Kondisi dan Potensi Pendidikan Tinggi Jawa Barat

Pada dekade 1960-an hingga 1970-an, Unpad dan IKIP juga IAIN Sunan Gunung
Djati memiliki cabang di luar Bandung. Unpad dan IKIP di Tasikmalaya dan
IAIN SGD di Cirebon. Model ini meniru sistem PT di Amerika: setiap PTN
negara bagian (state) memiliki cabang di kota-kota utama negara bagian
tersebut.

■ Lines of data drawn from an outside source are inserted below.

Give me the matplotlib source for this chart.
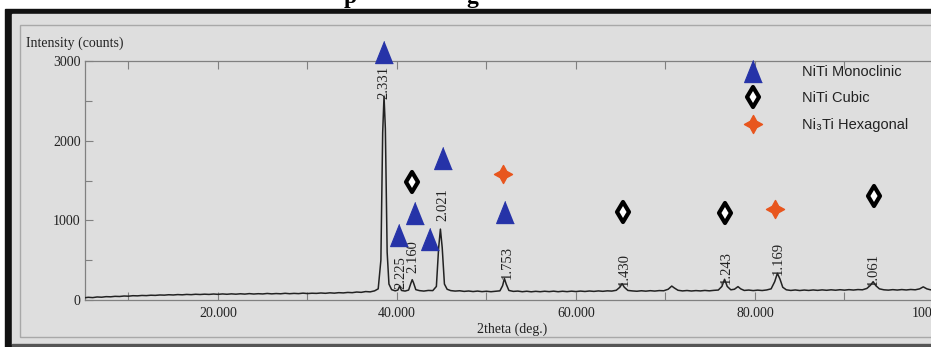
import matplotlib
matplotlib.use("Agg")
import matplotlib.pyplot as plt
from matplotlib.patches import Rectangle
from matplotlib.markers import MarkerStyle
from matplotlib.ticker import FixedLocator, FormatStrFormatter

plt.rcParams['font.family'] = ['Liberation Serif', 'DejaVu Serif']

# ---------------- data ----------------
two_theta = [5.1, 5.5, 6.0, 6.5, 7.0, 7.5, 8.0, 8.5, 9.0, 9.5, 10.0, 10.5, 11.0, 11.5, 12.0, 12.5,
             13.0, 13.5, 14.0, 14.5, 15.0, 15.5, 16.0, 16.5, 17.0, 17.5, 18.0, 18.5, 19.0, 19.5,
             20.0, 20.5, 21.0, 21.5, 22.0, 22.5, 23.0, 23.5, 24.0, 24.5, 25.0, 25.5, 26.0, 26.5,
             27.0, 27.5, 28.0, 28.5, 29.0, 29.5, 30.0, 30.5, 31.0, 31.5, 32.0, 32.5, 33.0, 33.5,
             34.0, 34.5, 35.0, 35.5, 36.0, 36.5, 37.0, 37.5, 37.9, 38.2, 38.4, 38.55, 38.7, 38.9,
             39.1, 39.4, 39.8, 40.1, 40.3, 40.5, 40.9, 41.3, 41.55, 41.7, 41.85, 42.1, 42.5, 43.0,
             43.5, 44.0, 44.4, 44.65, 44.85, 45.05, 45.3, 45.6, 46.0, 46.5, 47.0, 47.5, 48.0, 48.5,
             49.0, 49.5, 50.0, 50.5, 51.0, 51.5, 51.8, 52.0, 52.2, 52.5, 53.0, 53.5, 54.0, 54.5,
             55.0, 55.5, 56.0, 56.5, 57.0, 57.5, 58.0, 58.5, 59.0, 59.5, 60.0, 60.5, 61.0, 61.5,
             62.0, 62.5, 63.0, 63.5, 64.0, 64.5, 64.9, 65.15, 65.4, 65.8, 66.3, 66.8, 67.3, 67.8,
             68.3, 68.8, 69.3, 69.8, 70.3, 70.7, 71.0, 71.4, 71.9, 72.4, 72.9, 73.4, 73.9, 74.4,
             74.9, 75.4, 75.9, 76.3, 76.6, 76.9, 77.3, 77.7, 78.1, 78.4, 78.8, 79.3, 79.8, 80.3,
             80.8, 81.3, 81.8, 82.2, 82.5, 82.8, 83.1, 83.5, 84.0, 84.5, 85.0, 85.5, 86.0, 86.5,
             87.0, 87.5, 88.0, 88.5, 89.0, 89.5, 90.0, 90.5, 91.0, 91.5, 92.0, 92.5, 92.9, 93.2,
             93.5, 93.9, 94.4, 94.9, 95.4, 95.9, 96.4, 96.9, 97.4, 97.9, 98.4, 98.8, 99.2, 99.6,
             100.1, 100.6, 101.1, 101.6, 102.0]
counts = [28, 34, 30, 38, 35, 42, 40, 46, 44, 50, 48, 54, 52, 57, 55, 60,
          58, 63, 61, 66, 63, 68, 65, 70, 67, 72, 69, 73, 70, 75,
          71, 76, 72, 77, 73, 78, 74, 80, 75, 79, 76, 82, 77, 81,
          78, 84, 79, 83, 80, 86, 81, 85, 83, 88, 84, 90, 86, 92,
          89, 95, 92, 100, 96, 106, 102, 115, 140, 500, 2100, 2560, 2150, 600,
          200, 130, 115, 125, 175, 120, 112, 125, 210, 255, 215, 130, 118, 112,
          120, 118, 170, 650, 890, 660, 200, 135, 118, 112, 116, 108, 113, 106,
          112, 105, 110, 104, 110, 115, 180, 270, 200, 120, 108, 112, 104, 110,
          103, 109, 104, 110, 105, 111, 104, 110, 105, 111, 106, 112, 107, 113,
          108, 114, 109, 115, 112, 122, 160, 205, 160, 120, 114, 110, 116, 111,
          117, 112, 118, 116, 135, 175, 150, 122, 114, 119, 113, 118, 114, 120,
          115, 121, 125, 170, 260, 170, 128, 135, 168, 140, 120, 125, 118, 124,
          119, 126, 140, 230, 335, 260, 160, 128, 120, 126, 119, 125, 120, 126,
          121, 127, 122, 128, 123, 129, 124, 130, 125, 131, 128, 145, 185, 230,
          180, 140, 128, 124, 130, 125, 131, 126, 132, 128, 140, 165, 140, 128,
          133, 128, 134, 129, 130]

mono_x = [38.55, 40.22, 42.01, 43.69, 45.11, 52.07]
mono_y = [3113, 816, 1092, 766, 1782, 1105]
cubic_x = [41.64, 65.21, 76.65, 93.33]
cubic_y = [1485, 1108, 1096, 1305]
hex_x = [51.81, 82.23]
hex_y = [1582, 1142]

peak_labels = ["2.331", "2.225", "2.160", "2.021", "1.753", "1.430", "1.243", "1.169", "1.061"]
label_x = [38.55, 40.45, 41.79, 45.11, 52.29, 65.36, 76.76, 82.57, 93.18]
label_y = [2736, 339, 540, 1192, 477, 377, 414, 527, 377]

x_major = [20, 40, 60, 80, 100]
x_minor = [10, 30, 50, 70, 90]
y_major = [0, 1000, 2000, 3000]
y_minor = [500, 1500, 2500]

series_names = ["NiTi Monoclinic", "NiTi Cubic", "Ni\u2083Ti Hexagonal"]

# ---------------- layout helpers ----------------
W, H = 931, 347
def fx(x): return x / W
def fy(y): return 1 - y / H

fig = plt.figure(figsize=(W / 100, H / 100), dpi=100, facecolor='white')

# background frame pieces
fig.add_artist(Rectangle((fx(5), fy(347)), fx(926), fy(9) - fy(347),
                         transform=fig.transFigure, color='#111111', zorder=-5))
fig.add_artist(Rectangle((fx(12), fy(344)), fx(931 - 12), fy(14) - fy(344),
                         transform=fig.transFigure, color='#dedede', zorder=-4))
fig.add_artist(Rectangle((fx(12), fy(347)), fx(931 - 12), fy(344) - fy(347),
                         transform=fig.transFigure, color='#555555', zorder=-4))
fig.add_artist(Rectangle((fx(20), fy(337)), fx(960 - 20), fy(25) - fy(337),
                         transform=fig.transFigure, fill=False, edgecolor='#a8a8a8', lw=1.0, zorder=-3))

# cut-off title letters at top (as in the reference)
for ch, xp in [("p", 350), ("g", 472)]:
    fig.text(fx(xp), fy(3), ch, fontsize=17, fontweight='bold', ha='center', va='baseline',
             family=['Liberation Serif'], color='black')

# axes
xmin, xmax = 5.14, 102.0
ppd = 8.95
ax = fig.add_axes([fx(85), fy(300), (xmax - xmin) * ppd / W, fy(61) - fy(300)])
ax.set_facecolor('none')
ax.set_xlim(xmin, xmax)
ax.set_ylim(0, 3000)

ax.plot(two_theta, counts, color='#222222', lw=1.1, zorder=3)

tri = MarkerStyle([(0, 1), (-0.8, -1), (0.8, -1)], joinstyle='round')
dia = MarkerStyle('d', joinstyle='round')
star = MarkerStyle((4, 1, 0), joinstyle='round')

h1, = ax.plot(mono_x, mono_y, linestyle='none', marker=tri, ms=16, color='#2633a8',
              mec='#2633a8', mew=0.8, clip_on=False, zorder=5)
h2, = ax.plot(cubic_x, cubic_y, linestyle='none', marker=dia, ms=10, mfc='white',
              mec='black', mew=3, clip_on=False, zorder=5)
h3, = ax.plot(hex_x, hex_y, linestyle='none', marker=star, ms=13, color='#e8561e',
              mec='#e8561e', mew=1, clip_on=False, zorder=5)

for lab, lx, ly in zip(peak_labels, label_x, label_y):
    ax.text(lx, ly, lab, rotation=90, ha='center', va='center', fontsize=10.5,
            color='#222222', zorder=4)

for side in ['left', 'bottom', 'top']:
    ax.spines[side].set_color('#808080')
    ax.spines[side].set_linewidth(0.9)
ax.spines['right'].set_visible(False)

ax.xaxis.set_major_locator(FixedLocator(x_major))
ax.xaxis.set_minor_locator(FixedLocator(x_minor))
ax.xaxis.set_major_formatter(FormatStrFormatter('%.3f'))
ax.yaxis.set_major_locator(FixedLocator(y_major))
ax.yaxis.set_minor_locator(FixedLocator(y_minor))
ax.tick_params(axis='both', which='both', direction='in', color='#808080', width=0.8,
               labelsize=10, labelcolor='#222222')
ax.tick_params(axis='x', which='both', top=True, length=6, pad=5)
ax.tick_params(axis='y', which='major', length=6, pad=3)
ax.tick_params(axis='y', which='minor', length=5)

fig.text(fx(26), fy(43), "Intensity (counts)", fontsize=10, ha='left', va='center', color='#222222')
fig.text(fx(477), fy(329), "2theta (deg.)", fontsize=10, ha='left', va='center', color='#222222')

leg = ax.legend([h1, h2, h3], series_names, loc='upper left',
                bbox_to_anchor=(fx(738), fy(65)), bbox_transform=fig.transFigure,
                frameon=False, numpoints=1, borderpad=0, borderaxespad=0,
                handlelength=2.0, handletextpad=2.4, labelspacing=0.85,
                prop={'family': ['Liberation Sans', 'DejaVu Sans'], 'size': 10.5})
for t in leg.get_texts():
    t.set_color('#222222')

fig.savefig('out.png', dpi=100, facecolor='white')
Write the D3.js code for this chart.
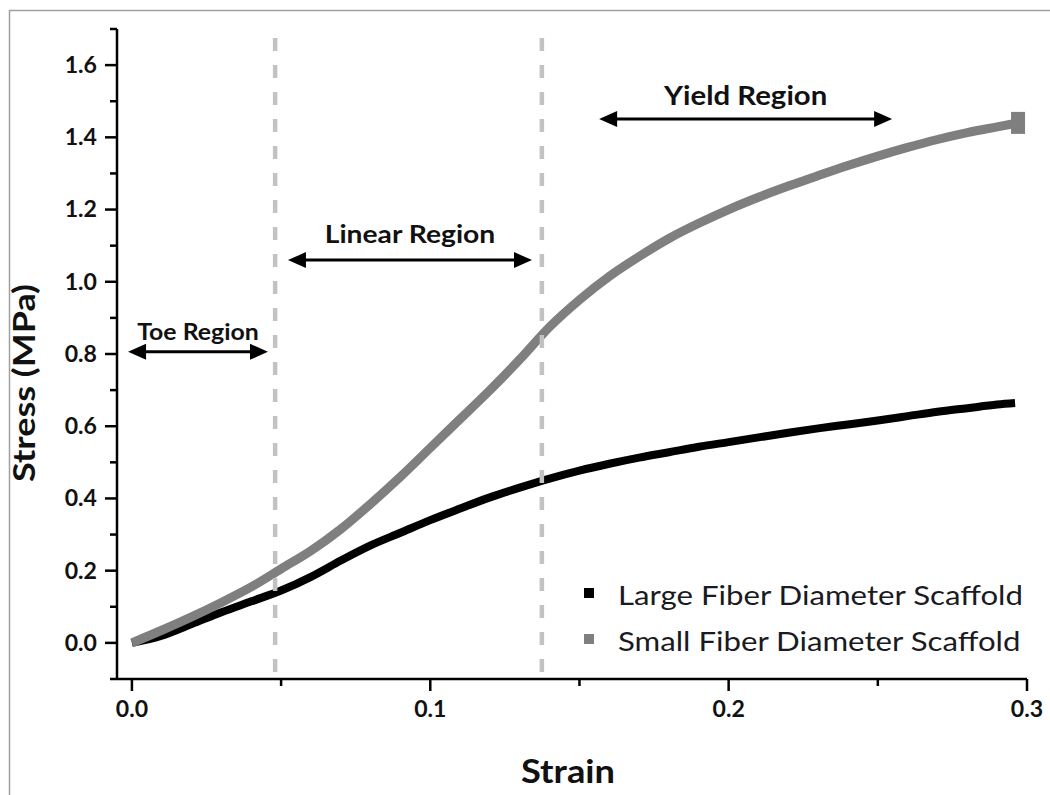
<!DOCTYPE html>
<html>
<head>
<meta charset="utf-8">
<script src="https://cdn.jsdelivr.net/npm/d3@7"></script>
<style>
  html, body { margin: 0; padding: 0; background: #fff; }
  svg { display: block; font-family: Lato, "Open Sans", sans-serif; }
</style>
</head>
<body>
<svg id="chart" width="1050" height="795"></svg>
<script>
// Stress–strain curves of the two electrospun scaffolds
const strainSmall = [0, 0.01, 0.02, 0.03, 0.04, 0.05, 0.06, 0.07, 0.08, 0.09, 0.10, 0.11, 0.12, 0.13, 0.14, 0.15,
  0.16, 0.17, 0.18, 0.19, 0.20, 0.21, 0.22, 0.23, 0.24, 0.25, 0.26, 0.27, 0.28, 0.29, 0.297];
const stressSmall = [0, 0.035, 0.072, 0.112, 0.155, 0.205, 0.255, 0.315, 0.385, 0.46, 0.54, 0.62, 0.70, 0.785, 0.875, 0.95,
  1.015, 1.07, 1.12, 1.162, 1.2, 1.234, 1.265, 1.294, 1.322, 1.348, 1.372, 1.394, 1.413, 1.429, 1.44];

const strainLarge = [0, 0.01, 0.02, 0.03, 0.04, 0.05, 0.06, 0.07, 0.08, 0.09, 0.10, 0.11, 0.12, 0.13, 0.14, 0.15,
  0.16, 0.17, 0.18, 0.19, 0.20, 0.21, 0.22, 0.23, 0.24, 0.25, 0.26, 0.27, 0.28, 0.29, 0.296];
const stressLarge = [0, 0.02, 0.052, 0.085, 0.115, 0.145, 0.183, 0.228, 0.27, 0.305, 0.34, 0.372, 0.403, 0.43, 0.455, 0.477,
  0.496, 0.513, 0.528, 0.543, 0.556, 0.569, 0.582, 0.594, 0.605, 0.616, 0.628, 0.64, 0.65, 0.66, 0.664];

const seriesNames = ["Large Fiber Diameter Scaffold", "Small Fiber Diameter Scaffold"];
const seriesColors = ["#000000", "#7f7f7f"];

const xMajorTicks = [0, 0.1, 0.2, 0.3];
const xMinorTicks = [0.05, 0.15, 0.25];
const yMajorTicks = [0, 0.2, 0.4, 0.6, 0.8, 1.0, 1.2, 1.4, 1.6];
const yMinorTicks = [-0.1, 0.1, 0.3, 0.5, 0.7, 0.9, 1.1, 1.3, 1.5, 1.7];

// Region boundaries (strain)
const regionBounds = [0.048, 0.1374];
// Region annotations: label, arrow start/end strain, arrow stress level, label stress level
const regionNames = ["Toe Region", "Linear Region", "Yield Region"];
const regionFrom = [-0.0013, 0.0523, 0.1566];
const regionTo = [0.0456, 0.1341, 0.2548];
const regionArrowY = [0.806, 1.06, 1.4505];
const regionLabelY = [0.839, 1.107, 1.489];
const regionFont = [22, 25, 26];

const svg = d3.select("#chart");

// text helper: anchored at (px, py), widened horizontally by sx
function label(parent, px, py, str, opts) {
  const o = Object.assign({ size: 20, weight: "normal", anchor: "start", sx: 1, rotate: 0, fill: "#111" }, opts);
  return parent.append("text")
    .attr("transform", `translate(${px},${py}) rotate(${o.rotate}) scale(${o.sx},1)`)
    .attr("text-anchor", o.anchor).attr("font-size", o.size).attr("font-weight", o.weight)
    .attr("dy", o.dy || null)
    .attr("fill", o.fill).text(str);
}

// outer frame
svg.append("path")
  .attr("d", "M9.5,795 V10.5 H1050")
  .attr("fill", "none").attr("stroke", "#a0a0a0").attr("stroke-width", 1.5);

const x = d3.scaleLinear().domain([-0.005, 0.3]).range([117, 1027]);
const y = d3.scaleLinear().domain([-0.1, 1.7]).range([679, 29]);

const line = d3.line().x(d => x(d[0])).y(d => y(d[1])).curve(d3.curveMonotoneX);

const large = strainLarge.map((s, i) => [s, stressLarge[i]]);
const small = strainSmall.map((s, i) => [s, stressSmall[i]]);

svg.append("path").datum(large).attr("d", line)
  .attr("fill", "none").attr("stroke", seriesColors[0]).attr("stroke-width", 8);
svg.append("path").datum(small).attr("d", line)
  .attr("fill", "none").attr("stroke", seriesColors[1]).attr("stroke-width", 9);

// end marker of the small-fiber curve
const lastS = small[small.length - 1];
svg.append("rect")
  .attr("x", x(lastS[0]) - 7).attr("y", y(lastS[1]) - 11)
  .attr("width", 14).attr("height", 22).attr("fill", seriesColors[1]);

// region boundaries
svg.selectAll("line.bound").data(regionBounds).join("line")
  .attr("class", "bound")
  .attr("x1", d => x(d)).attr("x2", d => x(d))
  .attr("y1", 38).attr("y2", y(-0.1))
  .attr("stroke", "#c2c2c2").attr("stroke-width", 4.5)
  .attr("stroke-dasharray", "13,14");

// axes
const axisG = svg.append("g").attr("stroke", "#000").attr("stroke-width", 2.5);
axisG.append("line").attr("x1", x.range()[0]).attr("x2", x.range()[1])
  .attr("y1", y(-0.1)).attr("y2", y(-0.1));
axisG.append("line").attr("x1", x.range()[0]).attr("x2", x.range()[0])
  .attr("y1", y(-0.1)).attr("y2", y(1.7));

axisG.selectAll("line.xmaj").data(xMajorTicks).join("line").attr("class", "xmaj")
  .attr("x1", d => x(d)).attr("x2", d => x(d)).attr("y1", y(-0.1)).attr("y2", y(-0.1) + 12);
axisG.selectAll("line.xmin").data(xMinorTicks).join("line").attr("class", "xmin")
  .attr("x1", d => x(d)).attr("x2", d => x(d)).attr("y1", y(-0.1)).attr("y2", y(-0.1) + 7);
axisG.selectAll("line.ymaj").data(yMajorTicks).join("line").attr("class", "ymaj")
  .attr("x1", x.range()[0] - 12).attr("x2", x.range()[0]).attr("y1", d => y(d)).attr("y2", d => y(d));
axisG.selectAll("line.ymin").data(yMinorTicks).join("line").attr("class", "ymin")
  .attr("x1", x.range()[0] - 7).attr("x2", x.range()[0]).attr("y1", d => y(d)).attr("y2", d => y(d));

const fmt = d3.format(".1f");
xMajorTicks.forEach(t => label(svg, x(t), y(-0.1) + 38, fmt(t),
  { size: 22, weight: "bold", anchor: "middle", sx: 1.05 }));
yMajorTicks.forEach(t => label(svg, x.range()[0] - 20, y(t), fmt(t),
  { size: 22, weight: "bold", anchor: "end", sx: 1.05, dy: "0.36em" }));

label(svg, 568, 783, "Strain", { size: 33, weight: "bold", anchor: "middle", sx: 1.1 });
label(svg, 35, 383, "Stress (MPa)", { size: 30, weight: "bold", anchor: "middle", sx: 1.2, rotate: -90 });

// region annotations with double-headed arrows
const arrowG = svg.append("g");
regionNames.forEach((name, i) => {
  const x0 = x(regionFrom[i]), x1 = x(regionTo[i]), yy = y(regionArrowY[i]);
  const hl = 18, hh = 8;
  arrowG.append("line").attr("x1", x0 + hl - 2).attr("x2", x1 - hl + 2)
    .attr("y1", yy).attr("y2", yy).attr("stroke", "#000").attr("stroke-width", 3);
  arrowG.append("path")
    .attr("d", `M${x0},${yy} L${x0 + hl},${yy - hh} L${x0 + hl},${yy + hh} Z`).attr("fill", "#000");
  arrowG.append("path")
    .attr("d", `M${x1},${yy} L${x1 - hl},${yy - hh} L${x1 - hl},${yy + hh} Z`).attr("fill", "#000");
  label(arrowG, x((regionFrom[i] + regionTo[i]) / 2), y(regionLabelY[i]), name,
    { size: regionFont[i], weight: "bold", anchor: "middle", sx: 1.13 });
});

// legend
const legend = svg.append("g").attr("transform", "translate(589,593)");
seriesNames.forEach((name, i) => {
  const g = legend.append("g").attr("transform", `translate(0,${i * 46})`);
  g.append("rect").attr("x", -5).attr("y", -5).attr("width", 10).attr("height", 10).attr("fill", seriesColors[i]);
  label(g, 29, 12, name, { size: 26, sx: 1.2, fill: "#1a1a22" });
});
</script>
</body>
</html>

Dengan begitu, kota-kota lain selain ibukota negara bagian juga
tumbuh pesat, salah satunya karena adanya PTN, sehingga melahirkan industri
berbahan baku lokal dan banyak lulusannya yang bekerja di industri tersebut
sehingga daerah tersebut maju.

            Sayangnya kebijakan pendidikan negeri ini kemudian sentralistik,
menutup cabang tersebut sehingga PTN provinsi Jawa Barat kemudian hanya
terpusat di Bandung. Kondisi ini mengakibatkan terjadi urbanisasi
besar-besaran dari daerah ke kota Bandung setiap musim penerimaan mahasiwa
baru, yang kemudian juga menciptakan semacam braindrain skala provinsi yaitu
daerah menjadi lamban untuk maju karena putra terbaik mereka kebanyakan
bekerja di kota besar karena menjadi terbiasa dengan kehidupan kota besar
yang penuh fasilitas dan tidak tertarik pulang ke daerahnya. 

            Sistem sentralisasi PTN yang hanya di Kota Bandung ternyata
tidak dapat menampung seluruh calon mahasiswa yang datang dari daerah. Kota
Bandung sendiri pada gilirannya tidak mampu mengembangkan kampus Unpad
karena lahannya sudah terlebih dahulu dihuni masyarakat urban, sehingga
sebagian besar kampus itu pindah ke Jatinangor Sumedang. ITB tampaknya sudah
heurin untuk mengembangkan kampusnya di jalan Ganesha. Masyarakat Bandung
mendirikan PTS guna menampung generasi muda yang tidak tertampung PTN
Bandung dengan dana terbatas karena semata masih mengandalkan iuran
mahasiswa. Sentralisasi PT di kota besar tampaknya tidak lagi efisien bagi
percepatan mencerdaskan bangsa.

             Ketiadaan PTN di daerah melahirkan inisiatif pihak pemda dan
swasta untuk mendirikan PTS dengan dana swadaya masyarakat. Kepedulian
masyarakat terhadap keberadaan PT di daerahnya harus didukung pengawasan
kualitas dari pemerintah yang dalam hal ini telah dilakukan oleh Kopertis,
tetapi juga harus mendapat dukungan dana karena perannya yang membantu
kewajiban negara mencerdaskan bangsa. Kebijakan Dikti dewasa ini yang
memberi hibah kompetitif bagi PTS harus terus digalakkan dan dengan jumlah
yang meningkat, mengingat dana PTS yang hanya bersumber dari iuran mahasiswa
sangat sulit mengembangkan diri, sementara perannya dalam turut serta
mencerdaskan bangsa sudah banyak terbukti. 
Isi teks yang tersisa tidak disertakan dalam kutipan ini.